Photon counting for Bragg spectroscopy of quantum gases

We demonstrate a photon-counting technique for detecting Bragg excitation of an ultracold gas of atoms. By measuring the response of the light field to the atoms, we derive a signal independent of traditional time-of-flight atom-imaging techniques. With heterodyne detection we achieve photon shot-noise limited detection of the amplification or depletion of one of the Bragg laser beams. Photon counting for Bragg spectroscopy will be useful for strongly interacting gases where atom-imaging detection fails. In addition, this technique provides the ability to resolve the evolution of excitations as a function of pulse duration.

Figure 1

Bragg spectrum of a ${}^{85}\mathrm{Rb}$ BEC of $5.5\times {10}^4$ atoms at k = 16 $\mu$m${}^{-1}$, measured in two different ways. The horizontal axis shows the frequency difference between the Bragg beams. The vertical scale shows the number of excitations, which is measured using traditional absorption imaging of ejected atoms (open circles), as well as with the photon-counting technique presented here (solid triangles). The error bars on black points represent the shot noise in the photon-counting measurements. The photon-counting measurements used three pulses of equal length. The first and the third pulses used only a single weak beam to make an average background measurement, with no Bragg excitation.
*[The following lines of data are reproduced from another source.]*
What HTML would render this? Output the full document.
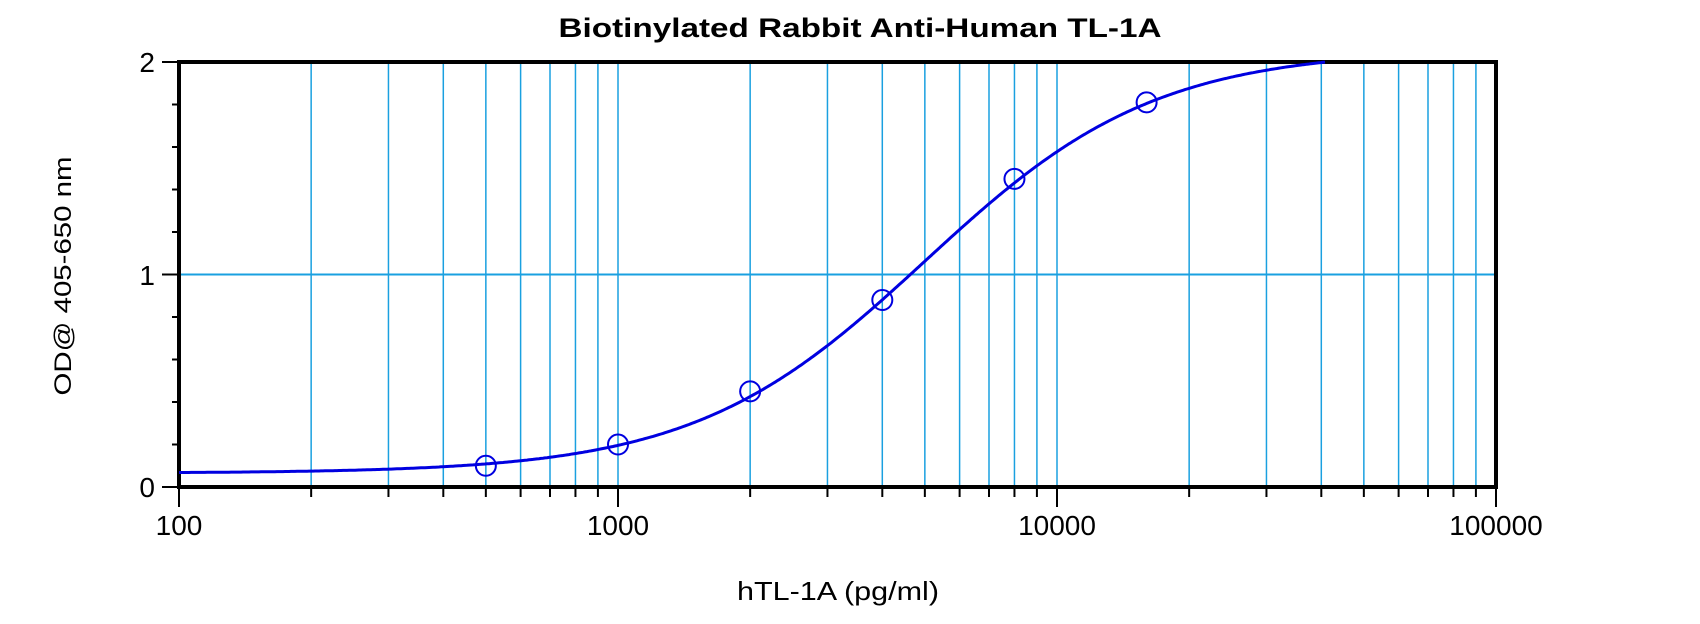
<!DOCTYPE html>
<html><head><meta charset="utf-8"><style>
html,body{margin:0;padding:0;background:#fff;}
svg{display:block;font-family:"Liberation Sans",Arial,sans-serif;}
</style></head><body>
<svg id="s" width="1700" height="624" viewBox="0 0 1700 624" xmlns="http://www.w3.org/2000/svg">
<text x="860" y="37" text-anchor="middle" font-size="27" font-weight="bold" textLength="603" lengthAdjust="spacingAndGlyphs">Biotinylated Rabbit Anti-Human TL-1A</text>
<g id="grid"></g>
<g id="ticks" stroke="#000" stroke-width="2"></g>
<rect x="179" y="62" width="1317" height="425" fill="none" stroke="#000" stroke-width="4"/>
<path id="curve" fill="none" stroke="#0000e0" stroke-width="3"/>
<g id="pts" fill="none" stroke="#0000e0" stroke-width="2"></g>
<g font-size="28" text-anchor="middle">
<text x="179" y="535">100</text>
<text x="618" y="535">1000</text>
<text x="1057" y="535">10000</text>
<text x="1496" y="535">100000</text>
</g>
<g font-size="28" text-anchor="end">
<text x="155" y="497">0</text>
<text x="155" y="285">1</text>
<text x="155" y="72">2</text>
</g>
<text x="838" y="600" text-anchor="middle" font-size="26" textLength="202" lengthAdjust="spacingAndGlyphs">hTL-1A (pg/ml)</text>
<text transform="translate(71,276) rotate(-90)" text-anchor="middle" font-size="24" textLength="239" lengthAdjust="spacingAndGlyphs">OD@ 405-650 nm</text>
</svg>
<script>
var ns="http://www.w3.org/2000/svg";
function el(p,t,a){var e=document.createElementNS(ns,t);for(var k in a)e.setAttribute(k,a[k]);p.appendChild(e);return e;}
var L=179,R=1496,T=62,B=487,D=(R-L)/3;
function X(v){return L+(Math.log10(v)-2)*D;}
function Y(v){return B-v*(B-T)/2;}
var g=document.getElementById('grid'),tk=document.getElementById('ticks');
for(var d=2;d<5;d++)for(var m=1;m<10;m++){var x=X(m*Math.pow(10,d));
 if(!(d==2&&m==1))el(g,'line',{x1:x,y1:T,x2:x,y2:B,stroke:'#1aa0e0','stroke-width':1.5});
 el(tk,'line',{x1:x,y1:B,x2:x,y2:B+(m==1?20:10)});}
el(tk,'line',{x1:R,y1:B,x2:R,y2:B+20});
el(g,'line',{x1:L,y1:Y(1),x2:R,y2:Y(1),stroke:'#1aa0e0','stroke-width':2});
for(var i=0;i<=10;i++){var y=Y(i*0.2);el(tk,'line',{x1:L-(i%5==0?17:7),y1:y,x2:L,y2:y});}
function f(x){return 2.06+(0.065-2.06)/(1+Math.pow(x/5000,1.65));}
var p='';for(var px=L;px<=R;px+=2){var v=f(Math.pow(10,2+(px-L)/D));if(v>2)break;p+=(p?'L':'M')+px.toFixed(1)+','+Y(v).toFixed(1);}
document.getElementById('curve').setAttribute('d',p);
var pts=[[500,0.10],[1000,0.20],[2000,0.45],[4000,0.88],[8000,1.45],[16000,1.81]];
var pg=document.getElementById('pts');
pts.forEach(function(q){el(pg,'ellipse',{cx:X(q[0]),cy:Y(q[1]),rx:10,ry:10});});
</script>
</body></html>
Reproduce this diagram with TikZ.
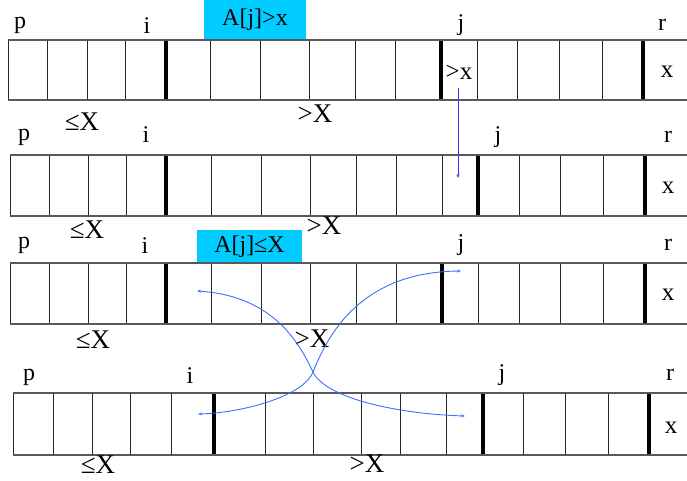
\documentclass[tikz,border=0pt]{standalone}
\usepackage{fontspec}
\setmainfont{Liberation Serif}
\usetikzlibrary{arrows.meta}

\definecolor{testcyan}{RGB}{0,204,255}
\definecolor{moveblue}{RGB}{51,51,255}
\definecolor{swapblue}{RGB}{60,110,255}

\begin{document}
\begin{tikzpicture}[
  x=1pt, y=-1pt,
  partcell/.style = {line width=0.9pt, black!85},
  partbar/.style = {line width=4pt, black},
  partrow/.style = {line width=1.3pt, black!65},
  partidx/.style = {font=\fontsize{24}{28}\selectfont, inner sep=0pt},
  partval/.style = {font=\fontsize{25}{30}\selectfont, inner sep=0pt},
  partbig/.style = {font=\fontsize{27}{32}\selectfont, inner sep=0pt},
  parttest/.style = {fill=testcyan, font=\fontsize{24}{28}\selectfont, inner sep=0pt},
  partmove/.style = {moveblue, line width=0.9pt, -{Stealth[length=4pt,width=3pt]}},
  partswap/.style = {swapblue, line width=0.9pt,
    {Stealth[length=4pt,width=3pt]}-{Stealth[length=4pt,width=3pt]}}
]
  \useasboundingbox (0,0) rectangle (687,481);

  % tests
  \node[parttest, minimum width=102pt, minimum height=39pt] (test1) at (255,19.5) {A[j]>x};
  \node[parttest, minimum width=105pt, minimum height=33pt] (test3) at (249.5,246.5) {A[j]≤X};

  % row 1
  \foreach \x in {8,47,87,125,210,260,309,355,395,477,517,559,602}
    \draw[partcell] (\x,40) -- (\x,100);
  \foreach \x in {166,441,643}
    \draw[partbar] (\x,40) -- (\x,100);
  \draw[partrow] (8,40) -- (687,40) (8,100) -- (687,100);
  \node[partidx] (p1) at (20,25) {p};
  \node[partidx] (i1) at (147,26) {i};
  \node[partidx] (j1) at (461,25) {j};
  \node[partidx] (r1) at (662,25) {r};
  \node[partval] (a1) at (459,72) {>x};
  \node[partval] (x1) at (667,72) {x};
  \node[partbig] (le1) at (82,122) {≤X};
  \node[partbig] (gt1) at (315,114) {>X};

  % row 2
  \foreach \x in {10,49,88,126,211,261,310,356,396,442,519,560,603}
    \draw[partcell] (\x,155) -- (\x,216);
  \foreach \x in {166,478,645}
    \draw[partbar] (\x,155) -- (\x,216);
  \draw[partrow] (10,155) -- (687,155) (10,216) -- (687,216);
  \node[partidx] (p2) at (24,137) {p};
  \node[partidx] (i2) at (146,135) {i};
  \node[partidx] (j2) at (498,137) {j};
  \node[partidx] (r2) at (668,137) {r};
  \node[partval] (x2) at (668,188) {x};
  \node[partbig] (le2) at (87,230) {≤X};
  \node[partbig] (gt2) at (324,226) {>X};

  % row 3
  \foreach \x in {10,49,88,126,211,261,310,356,396,478,519,560,603}
    \draw[partcell] (\x,263) -- (\x,324);
  \foreach \x in {166,442,645}
    \draw[partbar] (\x,263) -- (\x,324);
  \draw[partrow] (10,263) -- (687,263) (10,324) -- (687,324);
  \node[partidx] (p3) at (24,245) {p};
  \node[partidx] (i3) at (145,246) {i};
  \node[partidx] (j3) at (461,245) {j};
  \node[partidx] (r3) at (668,245) {r};
  \node[partval] (x3) at (668,295) {x};
  \node[partbig] (le3) at (93,340) {≤X};
  \node[partbig] (gt3) at (312,339) {>X};

  % row 4
  \foreach \x in {13,53,92,130,171,265,313,361,400,446,523,565,608}
    \draw[partcell] (\x,393) -- (\x,455);
  \foreach \x in {214,483,649}
    \draw[partbar] (\x,393) -- (\x,455);
  \draw[partrow] (13,393) -- (687,393) (13,455) -- (687,455);
  \node[partidx] (p4) at (29,377) {p};
  \node[partidx] (i4) at (190,376) {i};
  \node[partidx] (j4) at (502,375) {j};
  \node[partidx] (r4) at (670,375) {r};
  \node[partval] (x4) at (671,428) {x};
  \node[partbig] (le4) at (98,465) {≤X};
  \node[partbig] (gt4) at (367,464) {>X};

  % moves
  \coordinate (movefrom) at (458,88);
  \coordinate (moveto) at (458,178);
  \draw[partmove] (movefrom) -- (moveto);

  % swap
  \coordinate (swapi) at (197,291);
  \coordinate (swapj) at (461,271);
  \coordinate (swapi4) at (198,414);
  \coordinate (swapj4) at (465,416);
  \coordinate (cross) at (313,372);
  \draw[partswap] (swapi) .. controls (275,296) and (300,345) .. (cross)
    .. controls (326,399) and (400,414) .. (swapj4);
  \draw[partswap] (swapj) .. controls (360,272) and (328,335) .. (cross)
    .. controls (303,397) and (240,413) .. (swapi4);
\end{tikzpicture}
\end{document}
During the second pulse, both Bragg beams illuminate the condensate to induce Bragg scattering and we subtract the averaged background to count the number of photons gained or lost in the weak beam due to the Bragg excitation.

Figure 2

Diagram of the Bragg beams (a) and the heterodyne setup for Bragg scattering via photon counting (b). The Bragg beam frequencies (${\omega }_{\text{laser}},{\omega }_{\text{laser}}+\omega$) are offset by $\omega$, and create excitations at momentum $\hslash k=2\hslash k_{\text{laser}}\sin (\theta /2)$, where $\theta$ is the angle between the Bragg beams and $k_{\text{laser}}=2\pi /780$ nm in our case. In (b) the three beams (labeled weak, LO, and strong) are derived from the same laser source and individually fiber coupled. The optics for the LO beam are chosen to give the same spatial mode as that of the weak beam. After being combined on a beam splitter, the weak and LO beams illuminate a photodiode and the beat signal is sent to a demodulating mixer. The two quadrature outputs of the demodulator, I and Q, are sent to an oscilloscope for the measurement. Also illustrated in the figure is a servo loop that functions to minimize the phase fluctuations of the rf input with respect to the “LO” drive of the mixer. The servo minimizes the demodulator output, I, by feeding back to a phase modulation input on the synthesizer that drives the “LO” port of the mixer. This synthesizer is phase locked to the synthesizer driving the weak beam acousto-optic modulator (AOM), illustrated with a double-headed arrow. Not shown in the schematic is the synthesizer driving the strong-beam AOM, which is also phase referenced to the synthesizer driving the weak-beam AOM.

Figure 3

Noise performance of heterodyne detection for an LO power of 250 $\mu$W. Vertical scale is normalized to the shot noise expected for the relevant pulse length and laser power. The legend shows the different weak beam powers used. Low-frequency drifts make our heterodyne scheme no longer shot-noise limited at long time scales. Inset has the same normalized vertical units, with the data shown at different weak beam intensities, corresponding to a constant ${10}^5$ photons.

Figure 4

Bragg excitations as a function of time, measured with photon counting. The number of Bragg excitations is given by $N_{\text{exc}}(\tau )={\int }_0^{\tau }[\mathrm{ṅ}(t)-{\mathrm{ṅ}}_{\text{av}}]\mathit{dt}$, where ${\mathrm{ṅ}}_{\text{av}}$ is the average rate of weak beam photons measured when no strong light is present. The Bragg pulse begins at 0 ms. The deviation from expected ${\tau }^2$ behavior (for small $\tau$) is discussed in the text. These measurements were performed on resonance, with a BEC of 4 00 000 ${}^{87}\mathrm{Rb}$ atoms.